Crooked Beat owner Bill Daly tells DCist high rent has been a serious problem as he tries to look for a new location in the city. He says he’s offering to pay 30 to 35 percent more in rent than he paid for his old Adams Morgan spot, but things always end up being more expensive than that. He is “shying away more from D.C. because we’re running out of options with the rents,” Daly says. “We’re kind of hitting a dead end.”

So District fans of the store will have to keep making the trek up to Fairfax Street in Alexandria, where Crooked Beat opened up its new location six months after leaving the city. This might be less convenient, but perhaps it’s better than years past, when people were (knowingly or unknowingly) sharing their favorite record store with a rat metropolis.

Daly says that his Facebook description of the rat problem at the old location is not an exaggeration. At the time of the Adams Morgan closure, Daly posted an update to Facebook blaming “constant, aggravating, and very stressful” building conditions for his decision not to renew the store’s five-year lease on its Adams Morgan location. The conditions were bad enough that Daly says they were causing him “serious respiratory problems.”

“I kept going to the doctor, and the doctor sat me down and told me ‘you’ve been overexposed to rat antigens,'” Daly says. Every day he was coming into work and cleaning rat feces and urine out of his store, he says, and it eventually started to take a toll on his health. The smell was noxious, “ammonia mixed with barnyard mixed with sewage,” as Daly describes it. Customers started to notice the problem too, taking note of the rat feces and one particularly urine-soaked wall. In quiet moments, Daly says you could even hear the rodents scuttling around in the ceiling.

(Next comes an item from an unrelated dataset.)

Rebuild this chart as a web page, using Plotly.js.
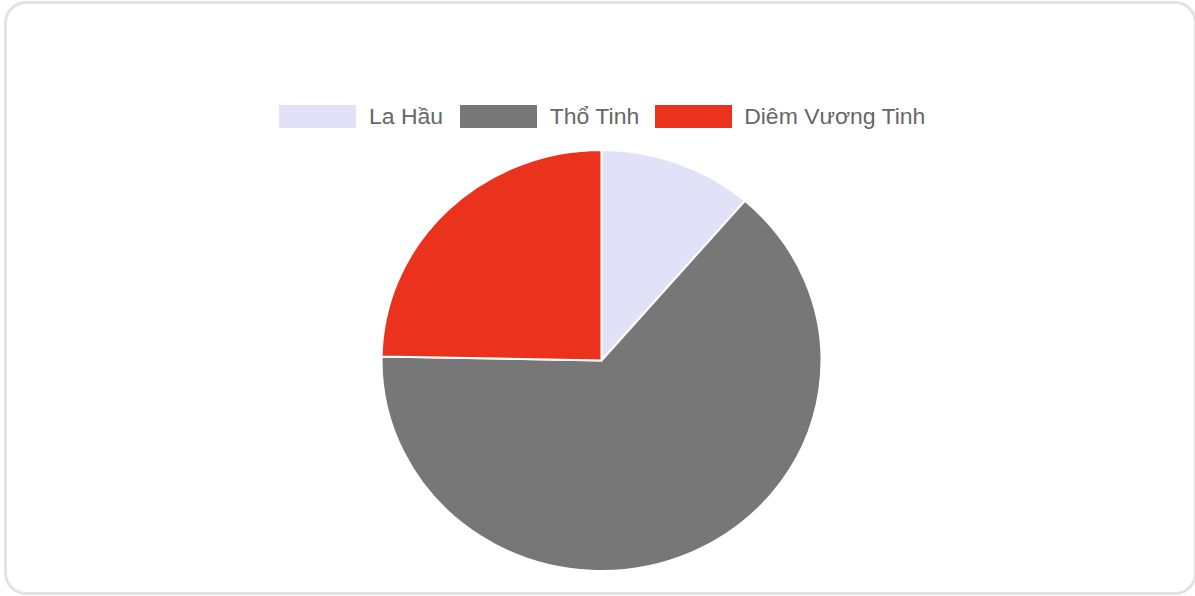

“One time a customer told me ‘it sounds like chihuahuas are living in your ceiling,'” Daly says. “Actually, it was rats.”

When an exterminator eventually came to assess the situation, Daly says he was told there were 28 feet of tunnels under the store, and a host of what the exterminator called “grandfather rats” living above the recess lighting. What is a grandfather rat, the bravest among you may ask? They’re old, huge rats that “kind of waddle when they walk,” Daly says.

For most people living in D.C., these rats complaints won’t come as a surprise—the city is full of rodents. Complaints about rats have more than doubled since 2015, and the District is looking at some novel ways to combat the problem, including digital modeling and legislation.

Rat problem aside, Daly says Crooked Beat never wanted to leave its Adams Morgan location—the store had a solid, loyal base of clientele in the city. Some District customers have pared down their visits since the record store moved. “Our number-one customer for like seven years comes like once a month now” after coming three times a week for years, Daly says. “He probably has like 15,000 records. He would ride his bike there. There were a lot of guys like him that would come downtown, and I just felt that loyalty there. There’s an audience there for us,” Daly says.

Crooked Beat is still sniffing around for space in D.C. But Daly says the high cost of operating in the city makes a small business like his difficult to operate. He’s not sure whether they’ll ever be able to come back to the District, he says, but he hasn’t yet given up hope.